The state of California has spent $449 million so far pushing consumers towards electric vehicles, and now the state legislature is pushing a bill that would ramp up electric vehicle rebate spending to $3 billion:
The California Legislature is pushing forward a bill that would double down on the rebate program. Sextuple down, in fact. If $449 million can’t do it, the thinking goes, maybe $3 billion will. That’s the essence of the plan that could lift state rebates from $2,500 to $10,000 or more for a compact electric car, making, for example, a Chevrolet Bolt EV electric car cost the same as a gasoline-driven Honda Civic.
This must be welcome news to California’s wealthy who, a 2016 Berkeley study concluded, have been overwhelmingly favored by the existing electric vehicle rebate program:
Rubin and St-Louis say that considering the high costs of fuel-efficient electric, plug-in hybrid electric and fuel cell vehicles, whose sticker prices start at around $20,000, it was not surprising to find that 83 percent of rebate recipients in the period studied reported yearly incomes of more than $100,000.
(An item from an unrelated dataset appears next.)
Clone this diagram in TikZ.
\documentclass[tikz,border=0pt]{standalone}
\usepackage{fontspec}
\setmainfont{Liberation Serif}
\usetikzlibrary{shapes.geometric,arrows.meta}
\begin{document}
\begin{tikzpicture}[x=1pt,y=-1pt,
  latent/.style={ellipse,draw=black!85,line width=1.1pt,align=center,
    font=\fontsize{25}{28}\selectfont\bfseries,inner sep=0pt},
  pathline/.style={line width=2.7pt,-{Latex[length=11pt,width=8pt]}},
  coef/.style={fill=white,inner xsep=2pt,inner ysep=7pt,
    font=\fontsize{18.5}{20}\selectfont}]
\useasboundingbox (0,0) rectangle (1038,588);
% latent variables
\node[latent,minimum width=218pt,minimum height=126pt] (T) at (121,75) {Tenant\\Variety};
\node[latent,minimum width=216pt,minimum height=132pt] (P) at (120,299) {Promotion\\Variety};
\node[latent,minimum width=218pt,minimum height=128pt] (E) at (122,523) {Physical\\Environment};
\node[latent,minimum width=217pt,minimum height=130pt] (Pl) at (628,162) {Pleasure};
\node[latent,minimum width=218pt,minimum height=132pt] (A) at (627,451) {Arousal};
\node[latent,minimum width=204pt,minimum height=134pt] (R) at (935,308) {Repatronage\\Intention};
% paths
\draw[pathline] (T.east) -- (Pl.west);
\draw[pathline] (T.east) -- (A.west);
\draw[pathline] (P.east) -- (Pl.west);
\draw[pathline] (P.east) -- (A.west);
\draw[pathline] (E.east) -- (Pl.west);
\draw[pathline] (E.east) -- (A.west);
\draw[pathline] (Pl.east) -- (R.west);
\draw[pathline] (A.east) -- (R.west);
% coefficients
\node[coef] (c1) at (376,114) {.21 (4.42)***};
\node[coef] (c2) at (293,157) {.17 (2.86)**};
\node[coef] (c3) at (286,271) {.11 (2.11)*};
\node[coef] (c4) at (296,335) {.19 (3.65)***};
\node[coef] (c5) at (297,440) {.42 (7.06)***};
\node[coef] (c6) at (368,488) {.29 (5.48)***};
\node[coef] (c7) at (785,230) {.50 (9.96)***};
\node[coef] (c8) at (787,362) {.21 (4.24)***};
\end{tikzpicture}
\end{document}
The latest proposed iteration of the electric vehicle rebate program would allow the Air Resources Board to “make up” for any changes to the $7,500 federal tax credit that is expected to change under the Trump administration:
The bill would also allow, but not require, the Air Resources Board to make up for the $7,500 federal tax rebate should it disappear under the Trump administration or should a particular manufacturer sell enough cars that the federal subsidy is no longer available.
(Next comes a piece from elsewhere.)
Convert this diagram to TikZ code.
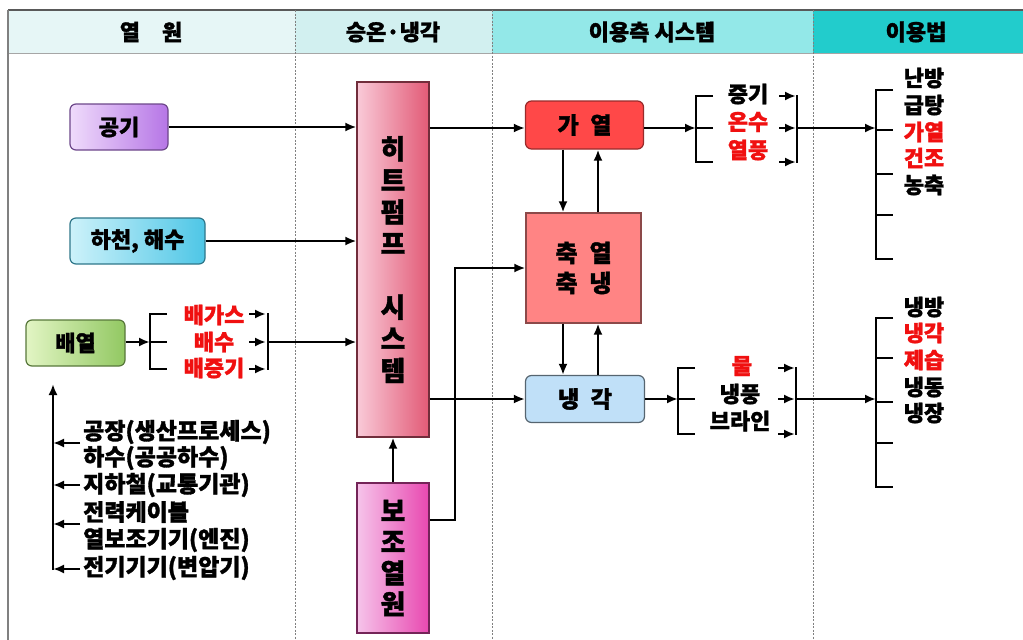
\documentclass[tikz,border=0pt]{standalone}
\usepackage{fontspec}
\setmainfont{Noto Sans CJK KR}[BoldFeatures={FakeBold=1.4}]
\usetikzlibrary{arrows.meta,calc}
\definecolor{hA}{HTML}{E6F6F6}
\definecolor{hB}{HTML}{D2F0F0}
\definecolor{hC}{HTML}{93E8E8}
\definecolor{hD}{HTML}{22CCCC}
\definecolor{redtxt}{HTML}{F01010}
\definecolor{gongL}{HTML}{EFDBFB}
\definecolor{gongR}{HTML}{B676E6}
\definecolor{haL}{HTML}{CDF2FA}
\definecolor{haR}{HTML}{4EC6E6}
\definecolor{baeL}{HTML}{E2F5C4}
\definecolor{baeR}{HTML}{92C862}
\definecolor{hpL}{HTML}{F9CAD8}
\definecolor{hpR}{HTML}{E25A76}
\definecolor{auxL}{HTML}{F6C4EA}
\definecolor{auxR}{HTML}{E848B0}
\definecolor{gaF}{HTML}{FF4848}
\definecolor{chF}{HTML}{FF8484}
\definecolor{naF}{HTML}{C0E0F8}
\begin{document}
\begin{tikzpicture}[x=1pt,y=-1pt,
  rbox/.style={draw, rounded corners=6pt, line width=1.2pt, inner sep=0pt,
     font=\bfseries\fontsize{22}{22}\selectfont},
  sbox/.style={draw, line width=1.2pt, inner sep=0pt},
  lbl/.style={inner sep=0pt, font=\bfseries\fontsize{22}{22}\selectfont},
  src/.style={inner sep=0pt, anchor=west, font=\bfseries\fontsize{23}{23}\selectfont},
  hdr/.style={inner sep=0pt, font=\bfseries\fontsize{22}{22}\selectfont},
  vtxt/.style={align=center, font=\bfseries\fontsize{27}{31.7}\selectfont},
  ln/.style={line width=2.6pt},
  arr/.style={line width=2.6pt, -{Latex[length=11pt,width=9pt]}},
  divider/.style={gray, line width=1pt, dash pattern=on 2pt off 1.5pt}]
\useasboundingbox (0,0) rectangle (1023,640);
\fill[white] (0,0) rectangle (1023,640);

% header
\fill[hA] (8,10) rectangle (295,53);
\fill[hB] (295,10) rectangle (492,53);
\fill[hC] (492,10) rectangle (813,53);
\fill[hD] (813,10) rectangle (1023,53);
\draw[gray!70, line width=1pt] (8,53) -- (1023,53);
\draw[black!65, line width=1.2pt] (8,10) -- (1023,10);
\draw[gray, line width=1.5pt] (8,10) -- (8,640);
\foreach \xx in {295,492,813} \draw[divider] (\xx,10) -- (\xx,640);
\node[hdr] (h1) at (151,32) {열\quad 원};
\node[hdr] (h2) at (393,32) {승온·냉각};
\node[hdr] (h3) at (652,32) {이용측 시스템};
\node[hdr] (h4) at (916,32) {이용법};

% row levels
\coordinate (rowA) at (0,128);
\coordinate (rowAux) at (0,520);
\coordinate (colL) at (563,0);
\coordinate (colR) at (598,0);

% heat sources
\node[rbox, draw=gongR!60!black, left color=gongL, right color=gongR,
      minimum width=98pt, minimum height=46pt] (gong) at (119,127) {공기};
\node[rbox, draw=haR!60!black, left color=haL, right color=haR,
      minimum width=135pt, minimum height=46pt] (ha) at (137.5,241) {하천, 해수};
\node[rbox, draw=baeR!60!black, left color=baeL, right color=baeR,
      minimum width=99pt, minimum height=46pt] (bae) at (75.5,343) {배열};

% heat pump and auxiliary source
\node[sbox, draw=hpR!50!black, left color=hpL, right color=hpR,
      minimum width=72pt, minimum height=355pt, vtxt] (hp) at (393,259.5)
      {히\\트\\펌\\프\\[31.7pt]시\\스\\템};
\node[sbox, draw=auxR!50!black, left color=auxL, right color=auxR,
      minimum width=72pt, minimum height=150pt, vtxt,
      font=\bfseries\fontsize{27}{31}\selectfont] (aux) at (393,558)
      {보\\조\\열\\원};

% user side system
\node[rbox, fill=gaF, draw=gaF!60!black, minimum width=118pt, minimum height=48pt,
      font=\bfseries\fontsize{23}{23}\selectfont] (ga) at (584.5,125) {가\enspace 열};
\node[sbox, fill=chF, draw=chF!55!black, minimum width=115pt, minimum height=110pt,
      align=center, font=\bfseries\fontsize{24}{30}\selectfont] (ch) at (583.5,268) {축\enspace 열\\축\enspace 냉};
\node[rbox, fill=naF, draw=naF!45!black, minimum width=119pt, minimum height=47pt,
      font=\bfseries\fontsize{23}{23}\selectfont] (na) at (585,399) {냉\enspace 각};

% source arrows
\draw[arr] (gong.east) -- (gong.east -| hp.west);
\draw[arr] (ha.east) -- (ha.east -| hp.west);

% exhaust heat bracket
\coordinate (b1L) at (150,342);
\coordinate (b1R) at (267,342);
\node[lbl, text=redtxt] (bg) at (214,315) {배가스};
\node[lbl, text=redtxt] (bs) at (214,342) {배수};
\node[lbl, text=redtxt] (bj) at (214,368) {배증기};
\draw[arr] (bae.east |- b1L) -- (b1L);
\draw[ln] (167,314) -- (150,314) -- (150,369) -- (167,369);
\draw[ln] (b1L) -- (167,342);
\draw[arr] (249,314) -- (266,314);
\draw[arr] (249,342) -- (266,342);
\draw[arr] (249,369) -- (266,369);
\draw[ln] (268,313) -- (268,370);
\draw[arr] (b1R) -- (b1R -| hp.west);

% waste heat list
\node[src] (s1) at (83,432) {공장(생산프로세스)};
\node[src] (s2) at (83,458) {하수(공공하수)};
\node[src] (s3) at (83,485) {지하철(교통기관)};
\node[src] (s4) at (83,512) {전력케이블};
\node[src] (s5) at (83,540) {열보조기기(엔진)};
\node[src] (s6) at (83,568) {전기기기(변압기)};
\coordinate (vb) at (53,570);
\draw[arr] (vb) -- (53,384);
\draw[arr] (80,443) -- (53,443);
\draw[arr] (80,485) -- (53,485);
\draw[arr] (80,524) -- (53,524);
\draw[arr] (80,569) -- (53,569);

% heat pump connections
\draw[arr] (aux.north) -- (hp.south);
\draw[arr] (hp.east |- rowA) -- (ga.west |- rowA);
\draw[arr] (hp.east |- na.west) -- (na.west);
\draw[arr] (aux.east |- rowAux) -- (455,520) |- (ch.west);

% between user side boxes
\draw[arr] (ga.south -| colL) -- (ch.north -| colL);
\draw[arr] (ch.north -| colR) -- (ga.south -| colR);
\draw[arr] (ch.south -| colL) -- (na.north -| colL);
\draw[arr] (na.north -| colR) -- (ch.south -| colR);

% heating outputs bracket
\coordinate (b2L) at (696,128);
\coordinate (b2R) at (797,128);
\node[lbl] (t1) at (748,94) {증기};
\node[lbl, text=redtxt] (t2) at (748,122) {온수};
\node[lbl, text=redtxt] (t3) at (748,150) {열풍};
\draw[arr] (ga.east |- rowA) -- (b2L);
\draw[ln] (713,96) -- (696,96) -- (696,162) -- (713,162);
\draw[ln] (b2L) -- (713,128);
\draw[arr] (779,96) -- (796,96);
\draw[arr] (779,128) -- (796,128);
\draw[arr] (779,162) -- (796,162);
\draw[ln] (797,95) -- (797,163);

% cooling outputs bracket
\coordinate (b3L) at (678,399);
\coordinate (b3R) at (796,399);
\node[lbl, text=redtxt] (c1) at (742,366) {물};
\node[lbl] (c2) at (740,394) {냉풍};
\node[lbl] (c3) at (740,421) {브라인};
\draw[arr] (na.east) -- (b3L);
\draw[ln] (695,368) -- (678,368) -- (678,434) -- (695,434);
\draw[ln] (b3L) -- (695,399);
\draw[arr] (778,368) -- (795,368);
\draw[arr] (778,399) -- (795,399);
\draw[arr] (778,434) -- (795,434);
\draw[ln] (796,367) -- (796,435);

% use methods - heating
\coordinate (u1) at (876,128);
\draw[arr] (b2R) -- (u1);
\draw[ln] (893,90) -- (876,90) -- (876,259) -- (893,259);
\foreach \yy in {130,174,215} \draw[ln] (876,\yy) -- (893,\yy);
\node[lbl] (m1) at (924,78) {난방};
\node[lbl] (m2) at (924,105) {급탕};
\node[lbl, text=redtxt] (m3) at (924,132) {가열};
\node[lbl, text=redtxt] (m4) at (924,158) {건조};
\node[lbl] (m5) at (924,185) {농축};

% use methods - cooling
\coordinate (u2) at (876,399);
\draw[arr] (b3R) -- (u2);
\draw[ln] (893,318) -- (876,318) -- (876,487) -- (893,487);
\foreach \yy in {358,402,443} \draw[ln] (876,\yy) -- (893,\yy);
\node[lbl] (n1) at (924,307) {냉방};
\node[lbl, text=redtxt] (n2) at (924,333) {냉각};
\node[lbl, text=redtxt] (n3) at (924,360) {제습};
\node[lbl] (n4) at (924,387) {냉동};
\node[lbl] (n5) at (924,413) {냉장};
\end{tikzpicture}
\end{document}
Most of the funding for the multi-billion dollar rebate program is expected to come from California’s cap-and-trade program:
The bulk of the money, Ting said, would come from the state’s cap-and-trade auction revenue, which funds the current rebate program. Under cap-and-trade, the state sets an upper limit on greenhouse gas emissions, and a market is created for rights to pollute beneath that limit.